Summer Dawn Wallace came across “Dry Land,” a fairly obscure new-ish play by a fairly obscure young playwright, while she was looking for something her young acting students could perform as part of their studies. It was a substantial play with weighty, intelligent roles for teenagers, so it suited her educational purposes.
“But then, Wallace said, “I couldn’t stop thinking about it.”
Wallace is one of the two artistic directors of Sarasota’s Urbanite Theatre. She showed the script to the other artistic director, Brendan Ragan.
“Brendan read the play and he said ‘My god, this makes me uncomfortable,’ ” Wallace said.
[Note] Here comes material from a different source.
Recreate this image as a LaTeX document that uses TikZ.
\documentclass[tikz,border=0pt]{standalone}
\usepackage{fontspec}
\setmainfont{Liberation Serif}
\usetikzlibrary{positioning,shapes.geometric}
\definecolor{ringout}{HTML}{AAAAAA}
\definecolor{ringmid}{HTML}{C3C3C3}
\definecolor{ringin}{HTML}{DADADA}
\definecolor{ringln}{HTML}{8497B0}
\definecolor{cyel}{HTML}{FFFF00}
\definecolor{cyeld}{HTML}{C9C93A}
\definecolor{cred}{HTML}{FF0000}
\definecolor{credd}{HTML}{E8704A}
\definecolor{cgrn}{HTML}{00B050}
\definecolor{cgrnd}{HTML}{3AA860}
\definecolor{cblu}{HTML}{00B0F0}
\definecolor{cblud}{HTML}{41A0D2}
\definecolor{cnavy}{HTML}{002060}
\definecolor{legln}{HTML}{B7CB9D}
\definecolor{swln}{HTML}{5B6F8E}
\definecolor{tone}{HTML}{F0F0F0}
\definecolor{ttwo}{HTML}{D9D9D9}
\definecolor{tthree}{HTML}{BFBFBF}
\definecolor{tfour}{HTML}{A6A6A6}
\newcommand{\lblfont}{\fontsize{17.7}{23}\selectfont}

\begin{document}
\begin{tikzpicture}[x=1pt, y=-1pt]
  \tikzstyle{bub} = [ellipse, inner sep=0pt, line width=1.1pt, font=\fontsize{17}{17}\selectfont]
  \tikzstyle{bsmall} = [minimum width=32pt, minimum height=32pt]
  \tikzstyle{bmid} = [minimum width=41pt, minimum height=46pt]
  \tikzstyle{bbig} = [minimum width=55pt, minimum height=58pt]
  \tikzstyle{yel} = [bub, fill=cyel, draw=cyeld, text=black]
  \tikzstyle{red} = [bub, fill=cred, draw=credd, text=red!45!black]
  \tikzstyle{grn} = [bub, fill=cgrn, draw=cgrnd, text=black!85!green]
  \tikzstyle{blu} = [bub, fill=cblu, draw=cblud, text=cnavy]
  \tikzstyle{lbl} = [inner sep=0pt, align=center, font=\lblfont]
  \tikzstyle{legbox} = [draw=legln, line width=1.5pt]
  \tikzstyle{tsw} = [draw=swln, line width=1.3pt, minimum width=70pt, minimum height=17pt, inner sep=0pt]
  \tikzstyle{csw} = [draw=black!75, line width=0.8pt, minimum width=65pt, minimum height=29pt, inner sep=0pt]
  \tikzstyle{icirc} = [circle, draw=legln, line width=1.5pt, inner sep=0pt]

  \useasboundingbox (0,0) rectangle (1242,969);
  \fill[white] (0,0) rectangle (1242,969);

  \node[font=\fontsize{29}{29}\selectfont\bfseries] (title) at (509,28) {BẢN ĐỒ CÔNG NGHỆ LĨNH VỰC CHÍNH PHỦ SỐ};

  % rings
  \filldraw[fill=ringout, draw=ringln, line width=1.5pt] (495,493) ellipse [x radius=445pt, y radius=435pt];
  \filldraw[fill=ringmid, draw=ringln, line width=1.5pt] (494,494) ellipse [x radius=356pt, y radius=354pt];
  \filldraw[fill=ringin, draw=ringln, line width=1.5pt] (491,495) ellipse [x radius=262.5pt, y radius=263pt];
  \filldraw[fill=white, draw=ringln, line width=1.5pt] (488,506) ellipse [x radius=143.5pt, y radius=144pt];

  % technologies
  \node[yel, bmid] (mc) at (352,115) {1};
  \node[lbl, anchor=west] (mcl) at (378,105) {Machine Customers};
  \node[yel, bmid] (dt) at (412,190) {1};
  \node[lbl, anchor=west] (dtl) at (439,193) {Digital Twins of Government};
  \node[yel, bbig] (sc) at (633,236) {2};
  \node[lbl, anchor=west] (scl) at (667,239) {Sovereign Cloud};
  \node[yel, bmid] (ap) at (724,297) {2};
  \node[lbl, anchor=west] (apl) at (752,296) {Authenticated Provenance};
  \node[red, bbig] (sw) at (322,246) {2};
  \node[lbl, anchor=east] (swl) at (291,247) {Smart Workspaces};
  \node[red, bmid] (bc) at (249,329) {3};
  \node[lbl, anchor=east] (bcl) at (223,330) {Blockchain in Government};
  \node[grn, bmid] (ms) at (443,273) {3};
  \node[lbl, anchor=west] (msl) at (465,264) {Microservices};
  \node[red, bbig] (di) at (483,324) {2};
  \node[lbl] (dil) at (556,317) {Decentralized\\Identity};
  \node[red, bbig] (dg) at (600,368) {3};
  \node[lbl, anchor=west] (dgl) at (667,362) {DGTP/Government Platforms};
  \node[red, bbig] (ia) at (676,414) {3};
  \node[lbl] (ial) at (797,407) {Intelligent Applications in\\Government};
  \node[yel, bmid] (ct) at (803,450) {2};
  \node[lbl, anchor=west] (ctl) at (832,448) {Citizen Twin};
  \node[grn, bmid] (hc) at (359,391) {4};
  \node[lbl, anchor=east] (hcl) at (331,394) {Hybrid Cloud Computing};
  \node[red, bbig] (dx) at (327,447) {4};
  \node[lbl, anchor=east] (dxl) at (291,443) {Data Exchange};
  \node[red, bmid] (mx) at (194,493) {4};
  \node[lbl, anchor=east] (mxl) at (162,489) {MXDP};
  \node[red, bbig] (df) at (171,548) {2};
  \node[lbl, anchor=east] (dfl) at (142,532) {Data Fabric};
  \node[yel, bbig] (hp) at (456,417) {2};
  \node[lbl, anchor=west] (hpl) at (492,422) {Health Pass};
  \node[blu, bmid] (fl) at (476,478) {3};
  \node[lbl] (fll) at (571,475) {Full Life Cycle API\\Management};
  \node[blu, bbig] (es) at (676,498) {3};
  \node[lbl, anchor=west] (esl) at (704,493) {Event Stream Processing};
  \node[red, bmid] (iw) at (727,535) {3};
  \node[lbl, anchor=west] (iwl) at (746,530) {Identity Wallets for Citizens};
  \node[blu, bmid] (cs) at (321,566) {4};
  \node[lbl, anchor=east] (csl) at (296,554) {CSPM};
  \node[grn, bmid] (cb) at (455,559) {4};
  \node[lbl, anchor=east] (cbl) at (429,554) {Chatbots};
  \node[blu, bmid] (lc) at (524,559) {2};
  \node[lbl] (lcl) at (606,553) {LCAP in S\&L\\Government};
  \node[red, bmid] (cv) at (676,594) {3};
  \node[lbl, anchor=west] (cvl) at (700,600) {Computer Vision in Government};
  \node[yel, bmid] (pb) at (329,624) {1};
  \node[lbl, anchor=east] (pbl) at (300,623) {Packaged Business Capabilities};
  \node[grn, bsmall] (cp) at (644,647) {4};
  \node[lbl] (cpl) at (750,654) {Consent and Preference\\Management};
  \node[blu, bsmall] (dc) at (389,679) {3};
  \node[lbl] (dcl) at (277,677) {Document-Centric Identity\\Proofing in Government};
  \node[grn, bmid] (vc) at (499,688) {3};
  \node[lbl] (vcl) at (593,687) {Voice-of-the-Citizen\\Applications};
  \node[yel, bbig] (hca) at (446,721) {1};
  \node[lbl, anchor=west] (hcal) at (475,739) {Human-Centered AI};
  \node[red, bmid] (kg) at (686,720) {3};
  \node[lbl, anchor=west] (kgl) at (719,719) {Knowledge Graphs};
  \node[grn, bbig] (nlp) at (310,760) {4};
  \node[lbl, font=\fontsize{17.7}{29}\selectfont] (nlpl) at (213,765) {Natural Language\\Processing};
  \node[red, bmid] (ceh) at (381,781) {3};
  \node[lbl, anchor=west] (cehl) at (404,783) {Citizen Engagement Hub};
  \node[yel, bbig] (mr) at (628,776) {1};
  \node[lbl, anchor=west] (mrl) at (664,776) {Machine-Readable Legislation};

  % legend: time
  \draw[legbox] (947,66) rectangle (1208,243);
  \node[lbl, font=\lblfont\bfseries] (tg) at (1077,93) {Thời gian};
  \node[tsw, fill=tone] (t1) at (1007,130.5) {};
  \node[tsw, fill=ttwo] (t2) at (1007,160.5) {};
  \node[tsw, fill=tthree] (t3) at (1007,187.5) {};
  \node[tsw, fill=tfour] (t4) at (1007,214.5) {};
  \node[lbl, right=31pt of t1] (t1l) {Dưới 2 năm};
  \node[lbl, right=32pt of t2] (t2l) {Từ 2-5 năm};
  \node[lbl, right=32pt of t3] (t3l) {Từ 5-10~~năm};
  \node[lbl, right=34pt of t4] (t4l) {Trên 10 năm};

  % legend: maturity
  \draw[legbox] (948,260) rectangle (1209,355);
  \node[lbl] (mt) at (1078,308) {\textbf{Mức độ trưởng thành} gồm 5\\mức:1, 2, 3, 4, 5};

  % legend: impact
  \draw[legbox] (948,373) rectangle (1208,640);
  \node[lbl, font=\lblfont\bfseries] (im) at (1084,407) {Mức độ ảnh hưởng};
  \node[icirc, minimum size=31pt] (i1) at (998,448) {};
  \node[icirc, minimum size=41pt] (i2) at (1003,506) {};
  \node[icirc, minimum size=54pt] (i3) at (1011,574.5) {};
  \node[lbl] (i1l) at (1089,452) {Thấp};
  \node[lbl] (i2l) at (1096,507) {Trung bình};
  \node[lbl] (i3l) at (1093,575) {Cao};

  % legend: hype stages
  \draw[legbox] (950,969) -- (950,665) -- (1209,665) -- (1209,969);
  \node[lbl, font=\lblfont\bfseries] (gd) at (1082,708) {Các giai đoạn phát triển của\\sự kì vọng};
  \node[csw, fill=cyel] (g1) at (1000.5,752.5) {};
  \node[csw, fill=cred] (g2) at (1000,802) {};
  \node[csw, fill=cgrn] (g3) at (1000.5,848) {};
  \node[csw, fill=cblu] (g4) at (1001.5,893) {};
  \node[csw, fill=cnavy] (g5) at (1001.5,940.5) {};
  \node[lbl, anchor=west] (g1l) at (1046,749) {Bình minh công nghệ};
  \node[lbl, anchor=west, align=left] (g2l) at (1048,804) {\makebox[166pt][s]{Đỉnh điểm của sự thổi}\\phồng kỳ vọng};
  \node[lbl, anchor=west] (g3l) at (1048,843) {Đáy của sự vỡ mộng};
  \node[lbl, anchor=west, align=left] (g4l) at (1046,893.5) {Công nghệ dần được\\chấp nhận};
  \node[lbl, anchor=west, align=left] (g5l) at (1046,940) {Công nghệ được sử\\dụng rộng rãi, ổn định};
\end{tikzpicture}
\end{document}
They agreed that “Dry Land” caused the kind of discomfort that provocative theater ought to cause. They decided to make it the first show of their 2016-17 season. It opens Friday.
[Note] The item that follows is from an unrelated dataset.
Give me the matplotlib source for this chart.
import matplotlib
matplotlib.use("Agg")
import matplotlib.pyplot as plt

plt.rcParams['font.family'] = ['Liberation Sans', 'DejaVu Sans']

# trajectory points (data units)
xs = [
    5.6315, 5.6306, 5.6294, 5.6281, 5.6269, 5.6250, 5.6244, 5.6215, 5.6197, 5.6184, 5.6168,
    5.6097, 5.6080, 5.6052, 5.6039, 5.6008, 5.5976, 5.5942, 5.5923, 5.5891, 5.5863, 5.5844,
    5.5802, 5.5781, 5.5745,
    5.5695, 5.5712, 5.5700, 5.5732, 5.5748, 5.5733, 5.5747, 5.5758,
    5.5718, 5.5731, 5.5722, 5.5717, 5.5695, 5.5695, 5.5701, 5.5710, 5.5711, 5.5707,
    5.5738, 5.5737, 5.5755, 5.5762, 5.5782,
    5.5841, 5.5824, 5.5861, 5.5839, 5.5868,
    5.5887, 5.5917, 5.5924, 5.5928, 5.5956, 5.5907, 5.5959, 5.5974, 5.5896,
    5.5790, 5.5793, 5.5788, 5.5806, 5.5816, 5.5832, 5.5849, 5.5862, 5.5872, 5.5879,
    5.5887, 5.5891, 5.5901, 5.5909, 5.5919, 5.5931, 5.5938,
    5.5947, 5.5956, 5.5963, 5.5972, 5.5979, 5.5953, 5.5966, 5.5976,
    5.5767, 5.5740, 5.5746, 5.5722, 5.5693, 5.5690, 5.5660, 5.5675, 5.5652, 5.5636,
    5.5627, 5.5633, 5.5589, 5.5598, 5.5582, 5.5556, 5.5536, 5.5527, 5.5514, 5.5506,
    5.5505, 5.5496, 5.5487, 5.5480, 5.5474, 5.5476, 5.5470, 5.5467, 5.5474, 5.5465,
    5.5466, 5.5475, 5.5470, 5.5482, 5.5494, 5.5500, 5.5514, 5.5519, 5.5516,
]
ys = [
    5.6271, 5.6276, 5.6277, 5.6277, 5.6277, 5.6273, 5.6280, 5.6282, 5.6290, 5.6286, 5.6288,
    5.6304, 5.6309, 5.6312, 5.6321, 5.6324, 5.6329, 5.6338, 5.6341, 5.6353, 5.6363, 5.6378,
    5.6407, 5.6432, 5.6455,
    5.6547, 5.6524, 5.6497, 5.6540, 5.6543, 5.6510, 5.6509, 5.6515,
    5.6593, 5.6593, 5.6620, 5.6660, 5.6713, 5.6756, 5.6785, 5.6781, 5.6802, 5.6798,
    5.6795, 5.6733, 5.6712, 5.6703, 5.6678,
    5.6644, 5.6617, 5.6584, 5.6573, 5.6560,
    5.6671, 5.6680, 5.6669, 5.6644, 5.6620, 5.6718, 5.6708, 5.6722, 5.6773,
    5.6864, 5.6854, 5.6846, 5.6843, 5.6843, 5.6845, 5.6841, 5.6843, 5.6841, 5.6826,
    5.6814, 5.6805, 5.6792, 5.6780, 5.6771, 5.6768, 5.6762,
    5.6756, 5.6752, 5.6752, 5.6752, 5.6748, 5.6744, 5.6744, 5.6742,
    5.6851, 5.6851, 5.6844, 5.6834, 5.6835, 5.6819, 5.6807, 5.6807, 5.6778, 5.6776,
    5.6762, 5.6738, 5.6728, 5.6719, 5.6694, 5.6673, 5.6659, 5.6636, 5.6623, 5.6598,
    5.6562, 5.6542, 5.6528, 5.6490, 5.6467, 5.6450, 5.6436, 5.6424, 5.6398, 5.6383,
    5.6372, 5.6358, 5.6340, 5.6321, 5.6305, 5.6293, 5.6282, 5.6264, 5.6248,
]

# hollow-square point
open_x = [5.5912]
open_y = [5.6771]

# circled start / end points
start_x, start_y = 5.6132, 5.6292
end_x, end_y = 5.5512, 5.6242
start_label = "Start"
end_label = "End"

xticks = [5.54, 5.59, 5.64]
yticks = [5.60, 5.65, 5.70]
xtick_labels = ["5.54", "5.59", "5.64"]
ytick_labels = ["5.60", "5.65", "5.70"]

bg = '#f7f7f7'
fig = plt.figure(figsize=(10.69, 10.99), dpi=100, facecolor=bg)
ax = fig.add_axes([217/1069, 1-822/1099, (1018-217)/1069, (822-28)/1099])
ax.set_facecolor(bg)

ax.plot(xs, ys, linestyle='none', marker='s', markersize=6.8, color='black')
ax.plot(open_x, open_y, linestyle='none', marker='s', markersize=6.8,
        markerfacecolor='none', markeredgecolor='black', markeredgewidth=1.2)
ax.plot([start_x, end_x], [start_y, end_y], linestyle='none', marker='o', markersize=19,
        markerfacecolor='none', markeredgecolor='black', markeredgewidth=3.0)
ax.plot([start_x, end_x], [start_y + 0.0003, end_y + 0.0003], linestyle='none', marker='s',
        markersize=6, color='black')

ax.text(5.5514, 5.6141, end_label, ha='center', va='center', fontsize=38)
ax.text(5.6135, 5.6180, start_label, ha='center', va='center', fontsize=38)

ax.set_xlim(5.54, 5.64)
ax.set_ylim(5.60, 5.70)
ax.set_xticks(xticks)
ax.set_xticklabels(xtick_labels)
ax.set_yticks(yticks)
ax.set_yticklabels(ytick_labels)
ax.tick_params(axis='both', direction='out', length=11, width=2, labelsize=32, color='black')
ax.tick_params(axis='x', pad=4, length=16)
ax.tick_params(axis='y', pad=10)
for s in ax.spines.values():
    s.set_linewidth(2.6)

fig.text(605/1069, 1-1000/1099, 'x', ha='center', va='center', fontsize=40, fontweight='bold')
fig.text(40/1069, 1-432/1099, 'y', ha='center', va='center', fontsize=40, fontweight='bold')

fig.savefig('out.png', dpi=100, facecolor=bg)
This will be the regional premiere of “Dry Land,” which has had a few scattered productions, including ones in Chicago, New York and Great Britain. The playwright is Ruby Rae Spiegel, who was a 21-year-old college student when “Dry Land” had its first production in 2014.
It takes place in the girls’ locker room of a Florida high school, and the two main characters are high school swimmers named Amy and Ester. When we meet them, Amy is pregnant. The father is a boy she is no longer dating.
It’s been commonly called a play about abortion, but Wallace, who’s directing the Urbanite staging, said it’s much more than that.
“The play explores the triumphs and challenges of young women as they move from being children to teenagers and into young adults,” she said.
Friendships, body image, menstruation, dating and school all figure into it.
It speaks to girls and young women, Wallace said, but it’s not a juvenile show. It’s sophisticated theater that will appeal to anyone — male or female, teen or adult — who appreciates intelligent, challenging drama.
It’s also not as ponderous as it may seem.
“It’s very funny,” she said “It’s very touching. And it’s very disturbing.”
So disturbing, in fact, that a review of the New York production spoke of one scene that’s “almost unbearable to watch.” But the review was ebullient in its praise of Spiegel’s play, and its assessment of that scene spoke more to its power than to its distastefulness.
One potential problem with staging “Dry Land,” Wallace said, was finding teenage actors who were capable of handling the complexity of emotion that the lead roles require. She found them in Ellie McCaw (Amy), who was so good in Urbanite’s “Freak,” and Jordan Boyer (Ester). Besides helping to bring life and legitimacy to Spiegel’s realistically contemporary teenager dialogue, Wallace said they have intelligence and acting skills to master the roles.
“I trust them as actors,” she said. “I ask a lot of them and they’re giving it to me.”